The living room at Spaulding Farm is defined by a disco ball placed in the middle of the coffee table, which gives off the most spectacular pattern when the “magic light” hits it. Originally the ball was hung, the way one typically uses such an item, but Rebecca was disappointed to find that the light never hit it when it was on the ceiling, so she fixed it! “I know I’m crazy, but I move it from room to room, all around the house. Those little balls of light act like the most lively wallpaper.” Laughed Rebecca. Then, she went on to say that she is actually in search of an even larger one! 

Rebecca has a large collection of her late husband Bruce”s work. He was a well renowned realist portrait painter, whose works were shown in notable galleries around the world including the National Portrait Gallery in London, the National Arts Club, and the Salmagundi Club, both located in New York City. This being said, she has chosen not to hang a large amount of the art she owns. “I just hate to hammer nails into the beautiful walls!” The main stairway in the house sweeps through the main hall, punctuated by a gallery hang of diverse works by Bruce as well as family photos. Then, this wall elegantly sweeps into a rounded wall to turn the corner, which she could never imagine breaking up by banging nails, and hanging rectangular art onto.

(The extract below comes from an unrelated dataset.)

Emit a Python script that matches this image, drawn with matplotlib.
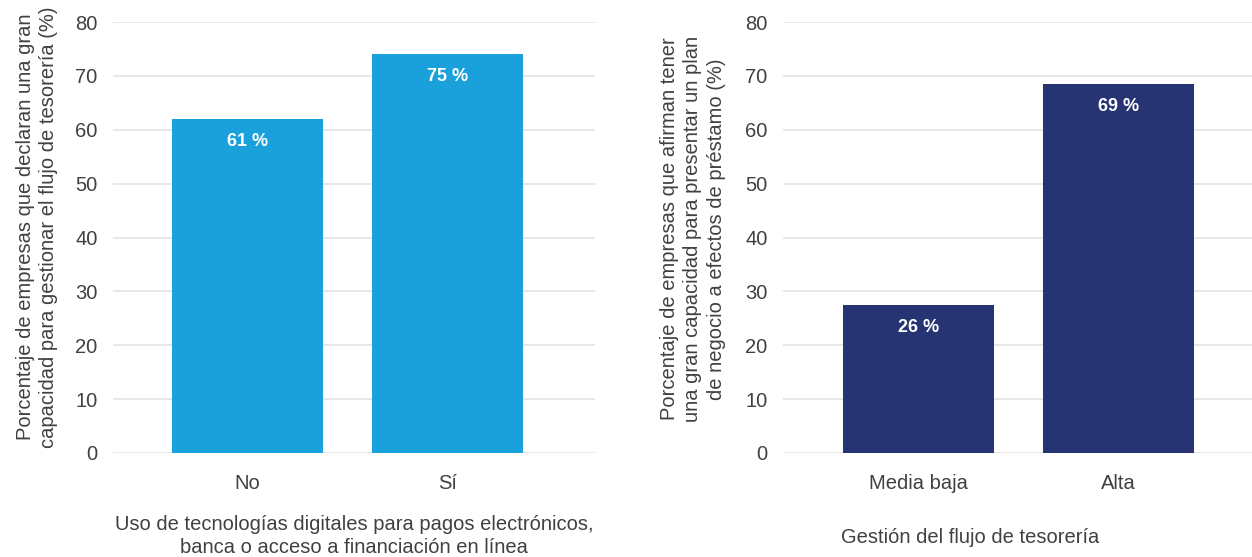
"""Two bar charts: treasury management capacity vs digital tools / loan readiness."""

import matplotlib
import matplotlib.pyplot as plt
import numpy as np

matplotlib.use("Agg")

plt.rcParams["font.family"] = ["Liberation Sans", "DejaVu Sans"]

# ── Data ─────────────────────────────────────────────────────────────────────

LEFT_CATS = ["No", "Sí"]
LEFT_VALS = [62.0, 74.0]
LEFT_LABELS = ["61 %", "75 %"]

RIGHT_CATS = ["Media baja", "Alta"]
RIGHT_VALS = [27.5, 68.5]
RIGHT_LABELS = ["26 %", "69 %"]

LEFT_COLOR = "#1aa0da"
RIGHT_COLOR = "#273474"
TEXT_COLOR = "#404040"
GRID_COLOR = "#e3e3e3"

W, H = 1252, 557
fig = plt.figure(figsize=(W / 100, H / 100), dpi=100)

ax1 = fig.add_axes([113 / W, 104 / H, 482 / W, 431 / H])
ax2 = fig.add_axes([783 / W, 104 / H, 469 / W, 431 / H])


def style(ax, cats, vals, labels, color, xlim):
    x = np.arange(len(cats))
    bars = ax.bar(x, vals, width=0.755, color=color, zorder=3)
    ax.set_ylim(0, 80)
    ax.set_xlim(*xlim)
    ax.set_yticks(np.arange(0, 81, 10))
    ax.set_xticks(x)
    ax.set_xticklabels(cats)
    ax.tick_params(axis="both", length=0, labelsize=14.5, colors=TEXT_COLOR)
    ax.tick_params(axis="x", pad=15)
    ax.tick_params(axis="y", pad=11)
    for s in ax.spines.values():
        s.set_visible(False)
    ax.grid(axis="y", color=GRID_COLOR, linewidth=1.2, zorder=0)
    ax.set_axisbelow(True)
    for bar, lab in zip(bars, labels):
        ax.annotate(
            lab,
            (bar.get_x() + bar.get_width() / 2, bar.get_height()),
            xytext=(0, -16),
            textcoords="offset points",
            ha="center",
            va="center",
            color="white",
            fontsize=13,
            fontweight="bold",
        )


style(ax1, LEFT_CATS, LEFT_VALS, LEFT_LABELS, LEFT_COLOR, (-0.67, 1.735))
style(ax2, RIGHT_CATS, RIGHT_VALS, RIGHT_LABELS, RIGHT_COLOR, (-0.68, 1.67))

ax1.set_ylabel(
    "Porcentaje de empresas que declaran una gran\n"
    "capacidad para gestionar el flujo de tesorería (%)",
    fontsize=14.5,
    color=TEXT_COLOR,
    linespacing=1.3,
)
ax1.yaxis.set_label_coords(-0.114, 0.524)
ax1.set_xlabel(
    "Uso de tecnologías digitales para pagos electrónicos,\n"
    "banca o acceso a financiación en línea",
    fontsize=14.5,
    color=TEXT_COLOR,
    linespacing=1.25,
)
ax1.xaxis.set_label_coords(0.5, -0.144)
ax1.xaxis.label.set_va("top")

ax2.set_ylabel(
    "Porcentaje de empresas que afirman tener\n"
    "una gran capacidad para presentar un plan\n"
    "de negocio a efectos de préstamo (%)",
    fontsize=14.5,
    color=TEXT_COLOR,
    linespacing=1.3,
)
ax2.yaxis.set_label_coords(-0.122, 0.52)
ax2.set_xlabel(
    "Gestión del flujo de tesorería",
    fontsize=14.5,
    color=TEXT_COLOR,
)
ax2.xaxis.set_label_coords(0.40, -0.175)

fig.savefig("out.png", dpi=100)
plt.close(fig)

Rebecca relates that “The house was such a creative environment for both of us.” Both Rebecca and Bruce’s art, though very different, is defined by a great attention to detail and realism that is seldom seen in modern art. When asked about how this came to be, Rebecca spoke of the time that Bruce’s background in graphic design and how much time he spent on each painting, and on everything that he did. ”His painting was like cooking dinner. He was a wonderful cook. I was always starving, and everything just took so long for him to get done perfectly, but once everything was finished, it was very much worth the wait.”